For clarity, let the "hexagonal" coordinates be (r,g,b) where r, g, and b are the red, green, and blue coordinates, respectively. The coordinates (r,g,b) and (x,y) are related by the following:
y = 3/2 * s * b
b = 2/3 * y / s
x = sqrt(3) * s * ( b/2 + r)
x = - sqrt(3) * s * ( b/2 + g )
r = (sqrt(3)/3 * x - y/3 ) / s
g = -(sqrt(3)/3 * x + y/3 ) / s
r + b + g = 0
Derivation:
I first noticed that any horizontal row of hexagons (which should have a constant y-coordinate) had a constant b coordinate, so y depended only on b. Each hexagon can be broken into six equilateral triangles with sides of length s; the centers of the hexagons in one row are one and a half side-lengths above/below the centers in the next row (or, perhaps easier to see, the centers in one row are 3 side lengths above/below the centers two rows away), so for each change of 1 in b, y changes 3/2 * s, giving the first formula. Solving for b in terms of y gives the second formula.

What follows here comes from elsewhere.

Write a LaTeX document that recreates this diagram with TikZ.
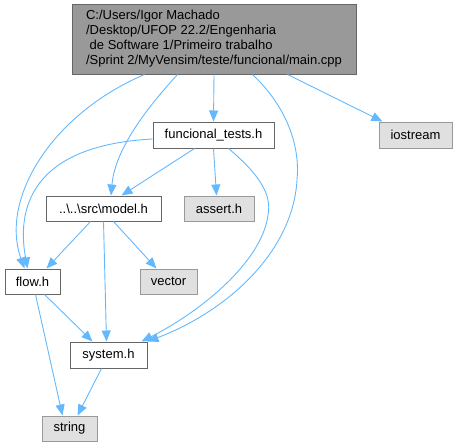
\documentclass[tikz,border=0pt]{standalone}
\usepackage{fontspec}
\setmainfont{Liberation Sans}
\usetikzlibrary{arrows.meta}
\definecolor{edgeblue}{HTML}{63B8FF}
\definecolor{boxgrey}{HTML}{666666}
\definecolor{extgrey}{HTML}{999999}
\definecolor{extfill}{HTML}{E0E0E0}
\definecolor{mainfill}{HTML}{999999}
\begin{document}
\begin{tikzpicture}[x=1pt,y=-1pt,
  every node/.style={font=\fontsize{13}{15}\selectfont, inner sep=0pt},
  filebox/.style={draw=boxgrey, fill=white, line width=1pt},
  extbox/.style={draw=extgrey, fill=extfill, line width=1pt},
  mainbox/.style={draw=boxgrey, fill=mainfill, line width=1pt, align=left},
  dep/.style={draw=edgeblue, line width=0.9pt, -{Triangle[length=11pt,width=9pt]}}
]
\useasboundingbox (0,0) rectangle (457,447);

\node[mainbox, minimum width=284pt, minimum height=70pt] (main) at (214,39)
  {C:/Users/Igor Machado\\/Desktop/UFOP 22.2/Engenharia\\\mbox{}\ de Software 1/Primeiro trabalho\\/Sprint 2/MyVensim/teste/funcional/main.cpp};
\node[filebox, minimum width=121pt, minimum height=26pt] (ft) at (213.5,135) {funcional\_tests.h};
\node[extbox, minimum width=73pt, minimum height=26pt] (io) at (415.5,135) {iostream};
\node[filebox, minimum width=115pt, minimum height=25pt] (model) at (103.5,208.5) {..\textbackslash..\textbackslash src\textbackslash model.h};
\node[extbox, minimum width=70pt, minimum height=25pt] (assert) at (219,208.5) {assert.h};
\node[filebox, minimum width=55pt, minimum height=25pt] (flow) at (32.5,281.5) {flow.h};
\node[extbox, minimum width=57pt, minimum height=25pt] (vector) at (168.5,281.5) {vector};
\node[filebox, minimum width=77pt, minimum height=26pt] (system) at (108.5,355) {system.h};
\node[extbox, minimum width=55pt, minimum height=25pt] (string) at (69.5,428.5) {string};

% main.cpp
\draw[dep] (main.south) -- (ft.north);
\draw[dep] ([xshift=216pt]main.south west) -- ([xshift=4pt]io.north west);
\draw[dep] ([xshift=106pt]main.south west) .. controls (145,110) and (115,150) .. ([xshift=7.5pt]model.north);
\draw[dep] ([xshift=73pt]main.south west) .. controls (50,115) and (0,200) .. ([xshift=20pt]flow.north west);
\draw[dep] ([xshift=181pt]main.south west) .. controls (290,110) and (300,150) .. (297,180)
  .. controls (293,250) and (230,310) .. (system.north east);

% funcional_tests.h
\draw[dep] ([yshift=-4pt]ft.west) .. controls (40,145) and (15,200) .. ([xshift=23pt]flow.north west);
\draw[dep] ([xshift=42pt]ft.south west) -- ([xshift=76pt]model.north west);
\draw[dep] (ft.south) -- ([xshift=33pt]assert.north west);
\draw[dep] ([xshift=76pt]ft.south west) .. controls (260,175) and (272,195) .. (268,215)
  .. controls (262,262) and (200,312) .. ([xshift=-6pt]system.north east);

% model.h
\draw[dep] ([xshift=45pt]model.south west) -- ([xshift=42pt]flow.north west);
\draw[dep] ([xshift=58pt]model.south west) -- ([xshift=37pt]system.north west);
\draw[dep] ([xshift=68pt]model.south west) -- ([xshift=17pt]vector.north west);

% flow.h
\draw[dep] ([xshift=40pt]flow.south west) -- ([xshift=23pt]system.north west);
\draw[dep] ([xshift=31pt]flow.south west) -- ([xshift=21pt]string.north west);

% system.h
\draw[dep] ([xshift=32pt]system.south west) -- ([xshift=36pt]string.north west);
\end{tikzpicture}
\end{document}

The hexagons with a given r coordinate all have centers on a line perpendicular to the r axis at the point on the r axis that is 3/2 * s from the origin (similar to the above derivation of y in terms of b). The r axis has slope -sqrt(3)/3, so a line perpendicular to it has slope sqrt(3); the point on the r axis and on the line has coordinates (3sqrt(3)/4 * s * r, -3/4 * s * r); so an equation in x and y for the line containing the centers of the hexagons with r-coordinate r is y + 3/4 * s * r = sqrt(3) * (x - 3sqrt(3)/4 * s * r). Substituting for y using the first formula and solving for x gives the second formula. (This is not how I actually derived this one, but my derivation was graphical with lots of trial and error and this algebraic method is more concise.)

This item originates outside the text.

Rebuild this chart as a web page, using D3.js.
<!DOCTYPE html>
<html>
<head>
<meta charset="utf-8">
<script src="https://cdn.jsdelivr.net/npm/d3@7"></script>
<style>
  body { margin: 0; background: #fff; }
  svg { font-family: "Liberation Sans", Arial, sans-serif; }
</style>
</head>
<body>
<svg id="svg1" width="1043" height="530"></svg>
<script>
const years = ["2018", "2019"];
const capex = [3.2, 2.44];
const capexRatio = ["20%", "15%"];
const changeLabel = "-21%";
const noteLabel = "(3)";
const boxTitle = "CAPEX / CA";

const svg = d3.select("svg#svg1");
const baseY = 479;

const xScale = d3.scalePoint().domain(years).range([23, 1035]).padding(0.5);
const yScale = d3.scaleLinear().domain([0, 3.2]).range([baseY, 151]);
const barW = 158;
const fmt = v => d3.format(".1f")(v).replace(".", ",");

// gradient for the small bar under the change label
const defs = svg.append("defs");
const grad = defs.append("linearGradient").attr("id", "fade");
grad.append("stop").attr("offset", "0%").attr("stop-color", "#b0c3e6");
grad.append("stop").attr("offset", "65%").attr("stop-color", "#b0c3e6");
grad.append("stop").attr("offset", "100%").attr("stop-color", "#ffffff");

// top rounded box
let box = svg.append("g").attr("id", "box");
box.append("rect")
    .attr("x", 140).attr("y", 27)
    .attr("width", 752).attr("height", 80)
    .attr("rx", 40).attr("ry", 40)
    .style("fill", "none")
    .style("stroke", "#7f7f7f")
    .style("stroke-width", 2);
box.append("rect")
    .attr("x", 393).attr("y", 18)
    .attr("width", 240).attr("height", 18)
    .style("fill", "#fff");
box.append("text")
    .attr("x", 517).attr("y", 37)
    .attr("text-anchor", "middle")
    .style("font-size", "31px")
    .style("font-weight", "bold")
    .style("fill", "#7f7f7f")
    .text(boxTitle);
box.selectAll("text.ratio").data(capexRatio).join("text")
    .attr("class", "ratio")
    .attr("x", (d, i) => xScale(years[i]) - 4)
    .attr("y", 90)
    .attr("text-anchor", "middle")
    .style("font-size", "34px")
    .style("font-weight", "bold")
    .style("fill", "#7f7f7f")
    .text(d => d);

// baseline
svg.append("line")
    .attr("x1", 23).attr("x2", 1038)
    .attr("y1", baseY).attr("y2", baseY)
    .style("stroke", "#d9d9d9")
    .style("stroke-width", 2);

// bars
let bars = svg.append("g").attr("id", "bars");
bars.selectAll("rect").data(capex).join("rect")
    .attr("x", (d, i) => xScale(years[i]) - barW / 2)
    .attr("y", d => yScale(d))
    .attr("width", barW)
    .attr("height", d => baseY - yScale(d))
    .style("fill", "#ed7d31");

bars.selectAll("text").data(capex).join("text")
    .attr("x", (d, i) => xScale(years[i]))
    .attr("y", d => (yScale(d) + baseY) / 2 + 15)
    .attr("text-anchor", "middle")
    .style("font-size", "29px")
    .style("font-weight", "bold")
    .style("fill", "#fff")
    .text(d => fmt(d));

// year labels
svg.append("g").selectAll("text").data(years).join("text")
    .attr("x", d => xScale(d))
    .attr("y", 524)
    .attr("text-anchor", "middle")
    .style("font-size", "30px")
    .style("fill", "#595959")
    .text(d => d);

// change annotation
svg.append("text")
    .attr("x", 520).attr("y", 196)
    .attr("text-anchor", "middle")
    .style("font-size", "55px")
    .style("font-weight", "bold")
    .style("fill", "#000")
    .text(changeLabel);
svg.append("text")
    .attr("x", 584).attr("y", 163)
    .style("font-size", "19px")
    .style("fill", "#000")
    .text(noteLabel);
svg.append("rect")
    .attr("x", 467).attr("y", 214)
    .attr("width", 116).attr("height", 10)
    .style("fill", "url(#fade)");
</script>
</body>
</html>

The set of hexagons with a given r coordinate is the horizontal reflection of the set of hexagons with that g coordinate, so whatever the formula is for the x coordinate in terms of r and b, the x coordinate for that formula with g in place of r will be the opposite. This gives the third formula.
The fourth and fifth formulas come from substituting the second formula for b and solving for r or g in terms of x and y.
The final formula came from observation, verified by algebra with the earlier formulas.